Sure, physical death is painful.  I thought watching my father’s slow death back in 2005 would be the worst thing I’d ever experience.  But I was wrong.  Watching my mother’s mental death is the worst thing I’ll ever experience.  I’ve been trying to take care of her (along with my aunt of the Old Ladies fame) for over a year now, but it is hard to know where to begin.  It’ll make your head spin, trying to organize other people’s lives, from Social Security to bank accounts to doctor’s appointments, look for me under the obscene amount of paperwork while on hold for the next available representative.

Nature’s first green is gold

During a recent visit with my Old Ladies, my mother started to confuse me with one of her nieces.  A niece who lives in Korea and whom I’ve never met.  I don’t know what to feel about that.

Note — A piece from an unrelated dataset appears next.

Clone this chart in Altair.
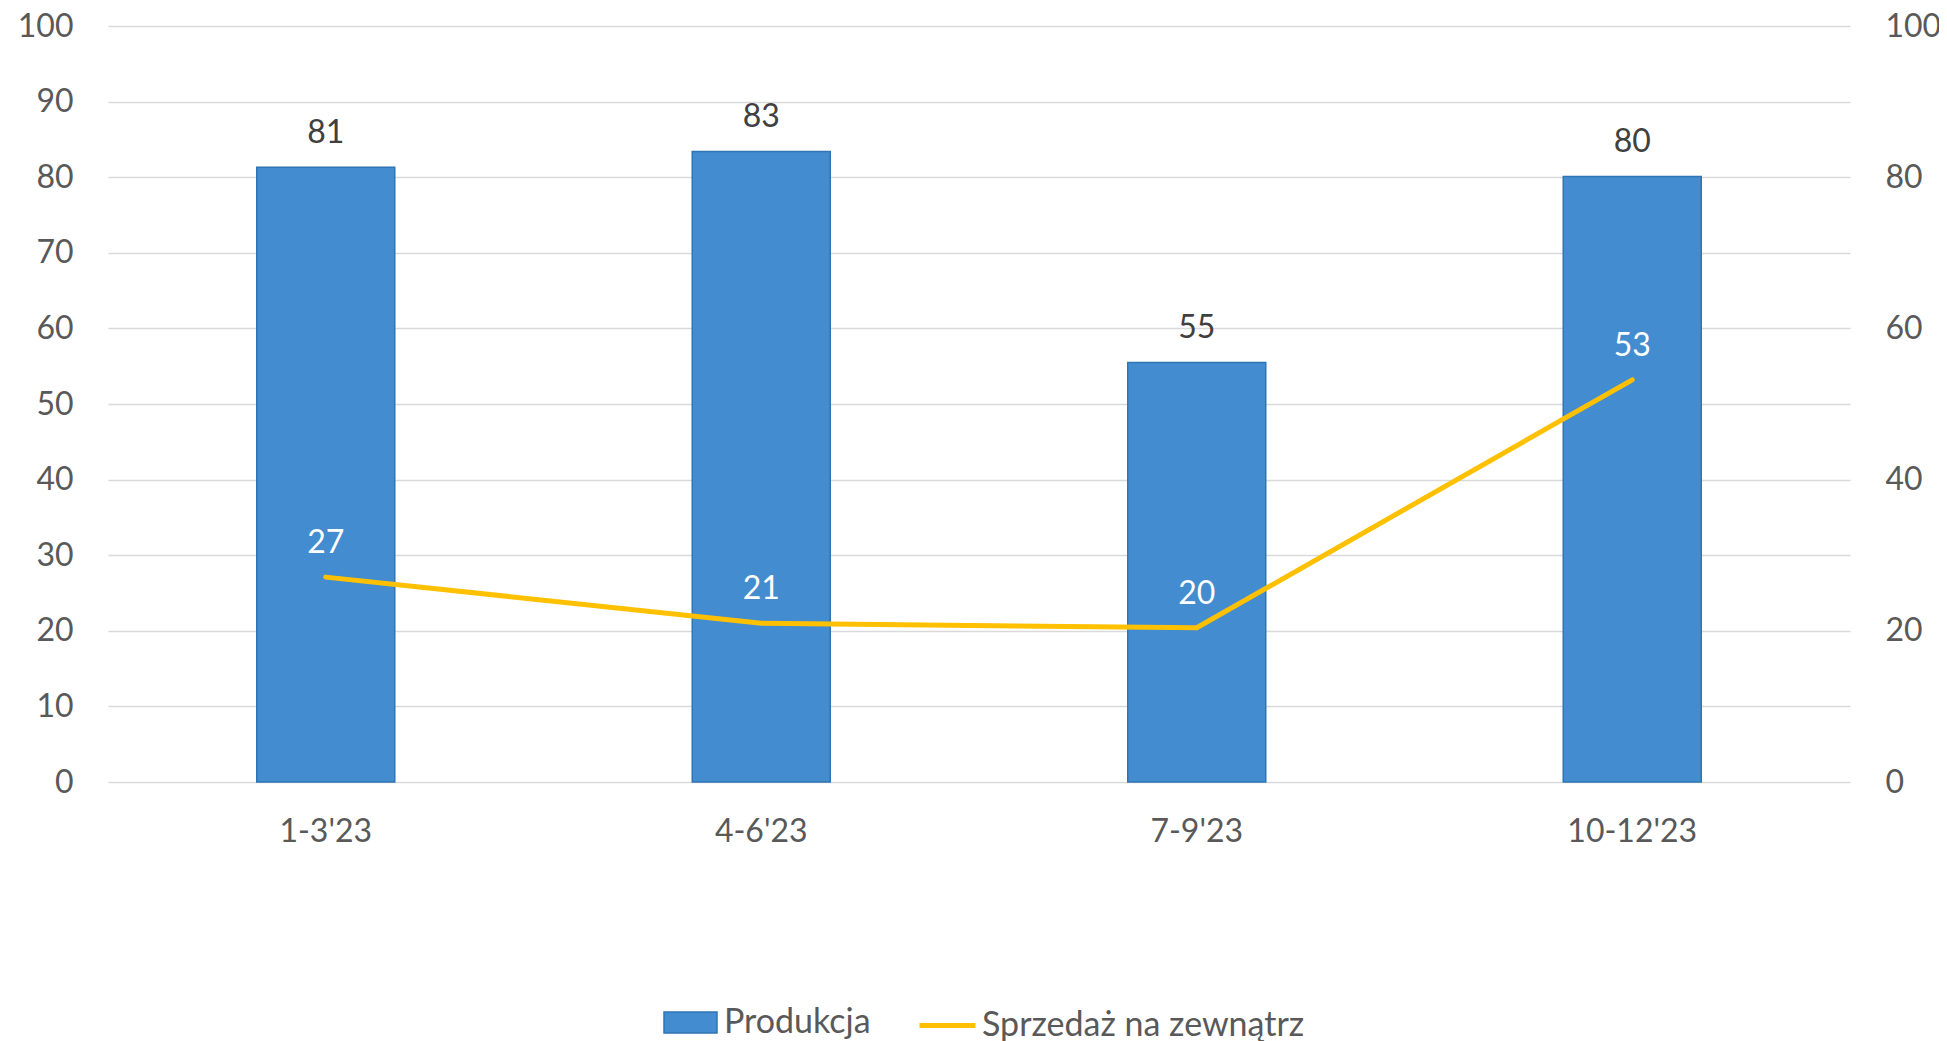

But in between the mistaken identities, never-ending doctor visits, and avalanche of paper, I have discovered a way to connect to my mother: I cook for her the things she used to cook and bring her the things she liked (and still likes) as a child.

Leaf subsides to leaf

When I make the fried zucchini (from post Love in the Time of Zucchini) she used to make, and she eats it and remembers, it is a shared moment-in-time:  Dinner with my dad around our old brown formica table.  And while I am mostly happy to see my mother’s exuberance, on par with that of a young child, bubble up when she sees the persimmons I bring her, it is unsettling to see her revert so far back.

I know time is running out…

So Eden sank to grief

and when she is gone…

Memories of times past…

I do know what I will feel about that.